The German Aerospace Center (Deutsches Zentrum für Luft- und Raumfahrt; DLR) has been performing flight tests to simulate and study the flight characteristics of large 'flying wing' configurations to prepare for future aircraft designs.

 
This is what the passenger plane of the future could look like – the flying wing configuration simulated by ATTAS as part of the NACRE project. Credit: DLR/NACRE

These have been tested and evaluated using DLR's ATTAS (Advanced Technologies Testing Aircraft System) research aircraft.

For 25 years, ATTAS has been a flying 'chameleon' and is a piece of aviation history. At the same time, the test aircraft – with its special capabilities – is also paving the road for the aircraft of tomorrow.

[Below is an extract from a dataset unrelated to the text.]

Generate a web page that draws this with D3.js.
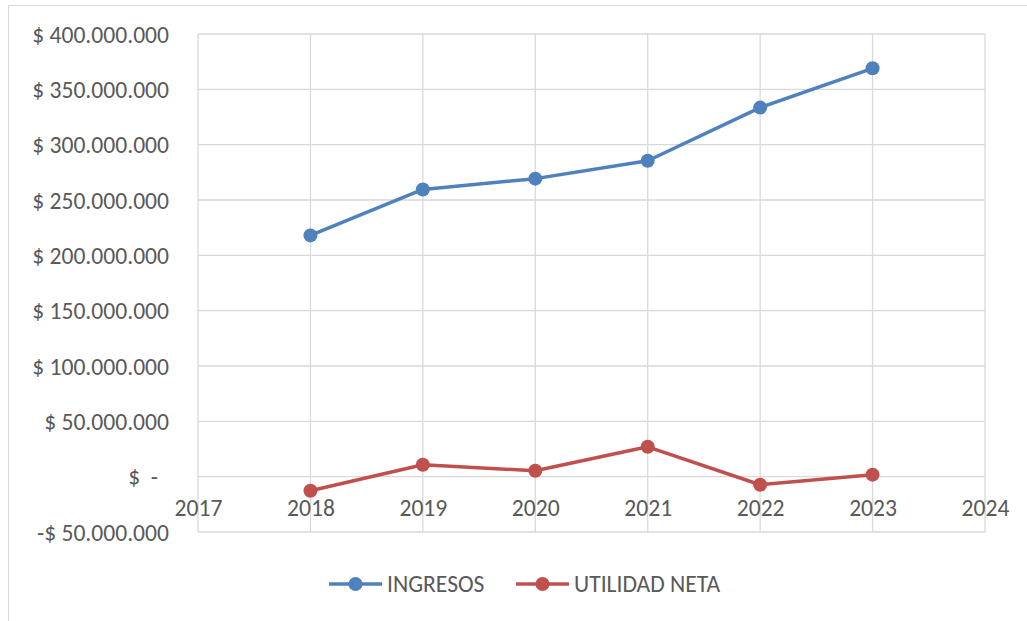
<!DOCTYPE html>
<html><head><meta charset="utf-8">
<script src="https://cdn.jsdelivr.net/npm/d3@7"></script>
<style>body{margin:0;background:#fff;}svg{display:block;}</style>
</head><body>
<svg id="c" width="1027" height="621"></svg>
<script>
const years = [2018, 2019, 2020, 2021, 2022, 2023];
const ingresos = [218000000, 259500000, 269300000, 285500000, 333500000, 369000000];
const utilidad = [-12700000, 10800000, 5300000, 27000000, -7300000, 1800000];
const xTicks = [2017, 2018, 2019, 2020, 2021, 2022, 2023, 2024];
const yTicks = [-50000000, 0, 50000000, 100000000, 150000000, 200000000, 250000000, 300000000, 350000000, 400000000];
const seriesNames = ["INGRESOS", "UTILIDAD NETA"];
const colors = ["#4F81BD", "#C0504D"];

const svg = d3.select("#c");
const font = "Carlito, Calibri, 'Liberation Sans', sans-serif";
const fs = 23.6;
const L = 198, R = 985, T = 34, B = 532;
const x = d3.scaleLinear().domain([2017, 2024]).range([L, R]);
const y = d3.scaleLinear().domain([-50000000, 400000000]).range([B, T]);

// outer chart border
svg.append("rect").attr("x", 8.5).attr("y", 5.5).attr("width", 1040).attr("height", 640)
  .attr("fill", "none").attr("stroke", "#d9d9d9").attr("stroke-width", 1);

const grid = svg.append("g").attr("stroke", "#d9d9d9").attr("stroke-width", 1.3);
xTicks.forEach(t => grid.append("line").attr("x1", x(t)).attr("x2", x(t)).attr("y1", T).attr("y2", B));
yTicks.forEach(t => grid.append("line").attr("x1", L).attr("x2", R).attr("y1", y(t)).attr("y2", y(t)));

const fmt = v => {
  if (v === 0) return "$  -";
  const s = d3.format(",")(Math.abs(v)).replace(/,/g, ".");
  return (v < 0 ? "-$ " : "$ ") + s;
};
// y axis labels
const yAxis = d3.axisLeft(y).tickValues(yTicks).tickFormat(fmt).tickSize(0).tickPadding(0);
const yg = svg.append("g").attr("transform", `translate(${169},0)`).call(yAxis);
yg.select(".domain").remove();
yg.selectAll("text").attr("font-family", font).attr("font-size", fs).attr("fill", "#595959")
  .attr("dy", "0.35em").style("white-space", "pre")
  .attr("dx", d => d === 0 ? -11 : 0);

// x axis labels at zero line
const xAxis = d3.axisBottom(x).tickValues(xTicks).tickFormat(d3.format("d")).tickSize(0).tickPadding(0);
const xg = svg.append("g").attr("transform", `translate(0,${y(0)})`).call(xAxis);
xg.select(".domain").remove();
xg.selectAll("text").attr("font-family", font).attr("font-size", fs).attr("fill", "#595959")
  .attr("y", 31).attr("dy", "0.35em");

const line = d3.line().x((d, i) => x(years[i])).y(d => y(d));
[ingresos, utilidad].forEach((vals, k) => {
  svg.append("path").attr("d", line(vals)).attr("fill", "none")
    .attr("stroke", colors[k]).attr("stroke-width", 3.5).attr("stroke-linejoin", "round");
  svg.append("g").selectAll("circle").data(vals).join("circle")
    .attr("cx", (d, i) => x(years[i])).attr("cy", d => y(d)).attr("r", 7).attr("fill", colors[k]);
});

// legend
const legendX = [329, 516];
seriesNames.forEach((n, k) => {
  const g = svg.append("g").attr("transform", `translate(${legendX[k]},584)`);
  g.append("line").attr("x1", 0).attr("x2", 53).attr("y1", 0).attr("y2", 0)
    .attr("stroke", colors[k]).attr("stroke-width", 3.5);
  g.append("circle").attr("cx", 26.5).attr("cy", 0).attr("r", 7).attr("fill", colors[k]);
  g.append("text").attr("x", 58).attr("y", 0).attr("dy", "0.35em").text(n)
    .attr("font-family", font).attr("font-size", fs).attr("fill", "#595959");
});
</script>
</body></html>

Although the pilot is flying an aircraft resembling a small passenger plane, it feels like he is sitting in an aircraft with the fuselage and wings blended into a single entity. In addition to conventional mechanical flight controls, ATTAS is also equipped with an electrical flight control system. This allows the researchers to intervene in the flight control system using special hardware and software and give ATTAS the flight characteristics and performance of an entirely different aircraft.

"With its special control technology, ATTAS can behave like other aircraft while in the air," explains Dirk Leißling, a researcher at the DLR Institute of Flight Systems. "This gives us the opportunity to simulate aircraft that do not even exist yet, and to see where we still need to make improvements."

First, the aircraft simulation is created using a computer, where a mathematical model defines the dynamic behaviour of the new design. This is transferred to the flight control system of ATTAS. The pilot can then test and evaluate the performance of the new aircraft design first hand under real flight conditions.